- Available data

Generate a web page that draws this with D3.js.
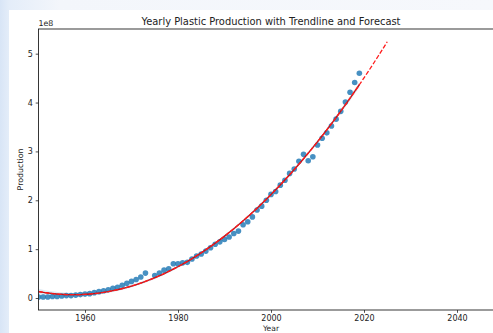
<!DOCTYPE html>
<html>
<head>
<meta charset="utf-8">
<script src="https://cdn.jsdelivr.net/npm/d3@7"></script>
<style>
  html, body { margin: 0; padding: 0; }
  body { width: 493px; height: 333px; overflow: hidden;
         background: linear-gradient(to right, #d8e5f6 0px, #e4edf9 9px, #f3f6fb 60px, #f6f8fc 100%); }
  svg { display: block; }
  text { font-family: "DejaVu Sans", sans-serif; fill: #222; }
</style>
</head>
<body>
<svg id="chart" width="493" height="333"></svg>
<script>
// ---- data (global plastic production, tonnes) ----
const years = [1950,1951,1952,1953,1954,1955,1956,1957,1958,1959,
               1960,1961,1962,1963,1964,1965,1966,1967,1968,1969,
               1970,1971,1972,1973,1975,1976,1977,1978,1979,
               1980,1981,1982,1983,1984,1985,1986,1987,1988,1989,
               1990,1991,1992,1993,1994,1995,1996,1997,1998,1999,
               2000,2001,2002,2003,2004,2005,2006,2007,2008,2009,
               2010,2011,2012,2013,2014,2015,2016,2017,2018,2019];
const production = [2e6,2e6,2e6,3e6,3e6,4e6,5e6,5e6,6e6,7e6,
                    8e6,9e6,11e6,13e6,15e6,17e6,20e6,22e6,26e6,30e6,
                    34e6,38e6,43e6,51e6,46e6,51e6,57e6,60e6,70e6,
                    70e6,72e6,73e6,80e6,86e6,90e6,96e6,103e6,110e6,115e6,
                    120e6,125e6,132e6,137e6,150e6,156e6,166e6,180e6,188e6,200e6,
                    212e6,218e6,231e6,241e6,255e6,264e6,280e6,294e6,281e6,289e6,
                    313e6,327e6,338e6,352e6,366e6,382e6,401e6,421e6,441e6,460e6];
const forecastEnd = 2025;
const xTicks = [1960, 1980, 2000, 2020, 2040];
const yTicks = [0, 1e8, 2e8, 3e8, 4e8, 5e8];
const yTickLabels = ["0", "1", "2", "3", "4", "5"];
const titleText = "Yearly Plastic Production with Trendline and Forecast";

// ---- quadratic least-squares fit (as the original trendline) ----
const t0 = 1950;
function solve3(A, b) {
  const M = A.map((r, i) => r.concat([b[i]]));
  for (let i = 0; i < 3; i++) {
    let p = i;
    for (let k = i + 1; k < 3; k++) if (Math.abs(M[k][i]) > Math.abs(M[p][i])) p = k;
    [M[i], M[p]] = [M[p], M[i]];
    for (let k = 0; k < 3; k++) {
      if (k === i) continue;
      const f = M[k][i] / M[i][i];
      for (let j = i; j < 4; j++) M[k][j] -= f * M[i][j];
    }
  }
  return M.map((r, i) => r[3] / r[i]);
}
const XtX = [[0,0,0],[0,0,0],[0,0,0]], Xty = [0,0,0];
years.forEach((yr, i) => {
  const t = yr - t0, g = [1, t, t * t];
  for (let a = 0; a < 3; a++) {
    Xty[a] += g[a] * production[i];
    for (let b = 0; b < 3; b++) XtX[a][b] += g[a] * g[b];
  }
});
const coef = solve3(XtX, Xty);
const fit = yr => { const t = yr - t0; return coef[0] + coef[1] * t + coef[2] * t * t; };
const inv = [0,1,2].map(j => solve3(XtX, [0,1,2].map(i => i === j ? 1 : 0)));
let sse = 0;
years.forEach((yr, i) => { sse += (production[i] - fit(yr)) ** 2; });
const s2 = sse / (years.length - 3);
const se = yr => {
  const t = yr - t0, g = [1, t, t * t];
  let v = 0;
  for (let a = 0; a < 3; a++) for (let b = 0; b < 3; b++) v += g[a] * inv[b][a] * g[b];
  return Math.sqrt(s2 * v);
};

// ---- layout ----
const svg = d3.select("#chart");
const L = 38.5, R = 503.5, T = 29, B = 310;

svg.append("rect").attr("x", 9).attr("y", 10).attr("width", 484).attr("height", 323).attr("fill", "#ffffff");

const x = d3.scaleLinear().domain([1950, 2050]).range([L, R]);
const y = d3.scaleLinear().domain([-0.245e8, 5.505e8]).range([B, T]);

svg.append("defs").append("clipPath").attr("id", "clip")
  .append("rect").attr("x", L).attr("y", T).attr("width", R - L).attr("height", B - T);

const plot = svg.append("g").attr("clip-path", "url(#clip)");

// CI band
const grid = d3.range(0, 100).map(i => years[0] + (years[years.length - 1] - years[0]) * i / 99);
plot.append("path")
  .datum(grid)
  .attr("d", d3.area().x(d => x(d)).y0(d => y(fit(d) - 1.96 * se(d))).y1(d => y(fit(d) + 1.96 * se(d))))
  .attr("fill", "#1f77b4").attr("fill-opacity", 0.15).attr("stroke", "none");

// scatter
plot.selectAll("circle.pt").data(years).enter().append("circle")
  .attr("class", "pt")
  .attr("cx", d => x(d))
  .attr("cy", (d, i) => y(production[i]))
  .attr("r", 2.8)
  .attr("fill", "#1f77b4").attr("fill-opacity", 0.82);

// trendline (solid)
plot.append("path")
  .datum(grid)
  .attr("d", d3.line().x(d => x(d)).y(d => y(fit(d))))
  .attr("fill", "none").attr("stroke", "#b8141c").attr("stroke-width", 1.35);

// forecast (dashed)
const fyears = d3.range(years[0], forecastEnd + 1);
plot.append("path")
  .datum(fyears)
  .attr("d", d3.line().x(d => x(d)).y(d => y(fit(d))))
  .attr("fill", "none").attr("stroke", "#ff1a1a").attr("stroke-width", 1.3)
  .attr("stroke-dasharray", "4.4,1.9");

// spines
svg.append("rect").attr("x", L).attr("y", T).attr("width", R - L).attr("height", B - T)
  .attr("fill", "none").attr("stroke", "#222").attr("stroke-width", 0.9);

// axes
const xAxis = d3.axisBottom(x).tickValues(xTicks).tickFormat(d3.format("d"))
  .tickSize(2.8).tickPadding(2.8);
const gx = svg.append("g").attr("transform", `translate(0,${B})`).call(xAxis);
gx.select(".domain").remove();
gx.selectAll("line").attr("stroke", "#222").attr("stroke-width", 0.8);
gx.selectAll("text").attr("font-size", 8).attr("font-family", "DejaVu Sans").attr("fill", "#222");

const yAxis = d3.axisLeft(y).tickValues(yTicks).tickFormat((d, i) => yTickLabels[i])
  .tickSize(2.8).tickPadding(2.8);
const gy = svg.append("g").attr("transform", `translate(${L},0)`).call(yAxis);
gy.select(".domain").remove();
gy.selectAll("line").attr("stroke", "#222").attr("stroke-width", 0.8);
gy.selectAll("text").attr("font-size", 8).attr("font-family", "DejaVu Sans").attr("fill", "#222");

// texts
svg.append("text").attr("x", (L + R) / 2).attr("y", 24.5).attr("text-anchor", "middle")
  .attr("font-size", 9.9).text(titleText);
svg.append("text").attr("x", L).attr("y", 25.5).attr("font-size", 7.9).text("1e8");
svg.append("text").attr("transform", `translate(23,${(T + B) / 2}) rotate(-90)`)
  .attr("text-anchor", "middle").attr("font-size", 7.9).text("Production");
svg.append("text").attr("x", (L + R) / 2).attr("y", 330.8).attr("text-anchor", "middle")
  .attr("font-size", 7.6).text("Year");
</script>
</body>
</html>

- Problem to solve
Go through the listing above and write it out again exactly, dropping the pictures.

- Output for this exercise
Generate a web page that draws this with D3.js.
<!DOCTYPE html>
<html>
<head>
<meta charset="utf-8">
<script src="https://cdn.jsdelivr.net/npm/d3@7"></script>
<style>
  html, body { margin: 0; padding: 0; }
  body { width: 493px; height: 333px; overflow: hidden;
         background: linear-gradient(to right, #d8e5f6 0px, #e4edf9 9px, #f3f6fb 60px, #f6f8fc 100%); }
  svg { display: block; }
  text { font-family: "DejaVu Sans", sans-serif; fill: #222; }
</style>
</head>
<body>
<svg id="chart" width="493" height="333"></svg>
<script>
// ---- data (global plastic production, tonnes) ----
const years = [1950,1951,1952,1953,1954,1955,1956,1957,1958,1959,
               1960,1961,1962,1963,1964,1965,1966,1967,1968,1969,
               1970,1971,1972,1973,1975,1976,1977,1978,1979,
               1980,1981,1982,1983,1984,1985,1986,1987,1988,1989,
               1990,1991,1992,1993,1994,1995,1996,1997,1998,1999,
               2000,2001,2002,2003,2004,2005,2006,2007,2008,2009,
               2010,2011,2012,2013,2014,2015,2016,2017,2018,2019];
const production = [2e6,2e6,2e6,3e6,3e6,4e6,5e6,5e6,6e6,7e6,
                    8e6,9e6,11e6,13e6,15e6,17e6,20e6,22e6,26e6,30e6,
                    34e6,38e6,43e6,51e6,46e6,51e6,57e6,60e6,70e6,
                    70e6,72e6,73e6,80e6,86e6,90e6,96e6,103e6,110e6,115e6,
                    120e6,125e6,132e6,137e6,150e6,156e6,166e6,180e6,188e6,200e6,
                    212e6,218e6,231e6,241e6,255e6,264e6,280e6,294e6,281e6,289e6,
                    313e6,327e6,338e6,352e6,366e6,382e6,401e6,421e6,441e6,460e6];
const forecastEnd = 2025;
const xTicks = [1960, 1980, 2000, 2020, 2040];
const yTicks = [0, 1e8, 2e8, 3e8, 4e8, 5e8];
const yTickLabels = ["0", "1", "2", "3", "4", "5"];
const titleText = "Yearly Plastic Production with Trendline and Forecast";

// ---- quadratic least-squares fit (as the original trendline) ----
const t0 = 1950;
function solve3(A, b) {
  const M = A.map((r, i) => r.concat([b[i]]));
  for (let i = 0; i < 3; i++) {
    let p = i;
    for (let k = i + 1; k < 3; k++) if (Math.abs(M[k][i]) > Math.abs(M[p][i])) p = k;
    [M[i], M[p]] = [M[p], M[i]];
    for (let k = 0; k < 3; k++) {
      if (k === i) continue;
      const f = M[k][i] / M[i][i];
      for (let j = i; j < 4; j++) M[k][j] -= f * M[i][j];
    }
  }
  return M.map((r, i) => r[3] / r[i]);
}
const XtX = [[0,0,0],[0,0,0],[0,0,0]], Xty = [0,0,0];
years.forEach((yr, i) => {
  const t = yr - t0, g = [1, t, t * t];
  for (let a = 0; a < 3; a++) {
    Xty[a] += g[a] * production[i];
    for (let b = 0; b < 3; b++) XtX[a][b] += g[a] * g[b];
  }
});
const coef = solve3(XtX, Xty);
const fit = yr => { const t = yr - t0; return coef[0] + coef[1] * t + coef[2] * t * t; };
const inv = [0,1,2].map(j => solve3(XtX, [0,1,2].map(i => i === j ? 1 : 0)));
let sse = 0;
years.forEach((yr, i) => { sse += (production[i] - fit(yr)) ** 2; });
const s2 = sse / (years.length - 3);
const se = yr => {
  const t = yr - t0, g = [1, t, t * t];
  let v = 0;
  for (let a = 0; a < 3; a++) for (let b = 0; b < 3; b++) v += g[a] * inv[b][a] * g[b];
  return Math.sqrt(s2 * v);
};

// ---- layout ----
const svg = d3.select("#chart");
const L = 38.5, R = 503.5, T = 29, B = 310;

svg.append("rect").attr("x", 9).attr("y", 10).attr("width", 484).attr("height", 323).attr("fill", "#ffffff");

const x = d3.scaleLinear().domain([1950, 2050]).range([L, R]);
const y = d3.scaleLinear().domain([-0.245e8, 5.505e8]).range([B, T]);

svg.append("defs").append("clipPath").attr("id", "clip")
  .append("rect").attr("x", L).attr("y", T).attr("width", R - L).attr("height", B - T);

const plot = svg.append("g").attr("clip-path", "url(#clip)");

// CI band
const grid = d3.range(0, 100).map(i => years[0] + (years[years.length - 1] - years[0]) * i / 99);
plot.append("path")
  .datum(grid)
  .attr("d", d3.area().x(d => x(d)).y0(d => y(fit(d) - 1.96 * se(d))).y1(d => y(fit(d) + 1.96 * se(d))))
  .attr("fill", "#1f77b4").attr("fill-opacity", 0.15).attr("stroke", "none");

// scatter
plot.selectAll("circle.pt").data(years).enter().append("circle")
  .attr("class", "pt")
  .attr("cx", d => x(d))
  .attr("cy", (d, i) => y(production[i]))
  .attr("r", 2.8)
  .attr("fill", "#1f77b4").attr("fill-opacity", 0.82);

// trendline (solid)
plot.append("path")
  .datum(grid)
  .attr("d", d3.line().x(d => x(d)).y(d => y(fit(d))))
  .attr("fill", "none").attr("stroke", "#b8141c").attr("stroke-width", 1.35);

// forecast (dashed)
const fyears = d3.range(years[0], forecastEnd + 1);
plot.append("path")
  .datum(fyears)
  .attr("d", d3.line().x(d => x(d)).y(d => y(fit(d))))
  .attr("fill", "none").attr("stroke", "#ff1a1a").attr("stroke-width", 1.3)
  .attr("stroke-dasharray", "4.4,1.9");

// spines
svg.append("rect").attr("x", L).attr("y", T).attr("width", R - L).attr("height", B - T)
  .attr("fill", "none").attr("stroke", "#222").attr("stroke-width", 0.9);

// axes
const xAxis = d3.axisBottom(x).tickValues(xTicks).tickFormat(d3.format("d"))
  .tickSize(2.8).tickPadding(2.8);
const gx = svg.append("g").attr("transform", `translate(0,${B})`).call(xAxis);
gx.select(".domain").remove();
gx.selectAll("line").attr("stroke", "#222").attr("stroke-width", 0.8);
gx.selectAll("text").attr("font-size", 8).attr("font-family", "DejaVu Sans").attr("fill", "#222");

const yAxis = d3.axisLeft(y).tickValues(yTicks).tickFormat((d, i) => yTickLabels[i])
  .tickSize(2.8).tickPadding(2.8);
const gy = svg.append("g").attr("transform", `translate(${L},0)`).call(yAxis);
gy.select(".domain").remove();
gy.selectAll("line").attr("stroke", "#222").attr("stroke-width", 0.8);
gy.selectAll("text").attr("font-size", 8).attr("font-family", "DejaVu Sans").attr("fill", "#222");

// texts
svg.append("text").attr("x", (L + R) / 2).attr("y", 24.5).attr("text-anchor", "middle")
  .attr("font-size", 9.9).text(titleText);
svg.append("text").attr("x", L).attr("y", 25.5).attr("font-size", 7.9).text("1e8");
svg.append("text").attr("transform", `translate(23,${(T + B) / 2}) rotate(-90)`)
  .attr("text-anchor", "middle").attr("font-size", 7.9).text("Production");
svg.append("text").attr("x", (L + R) / 2).attr("y", 330.8).attr("text-anchor", "middle")
  .attr("font-size", 7.6).text("Year");
</script>
</body>
</html>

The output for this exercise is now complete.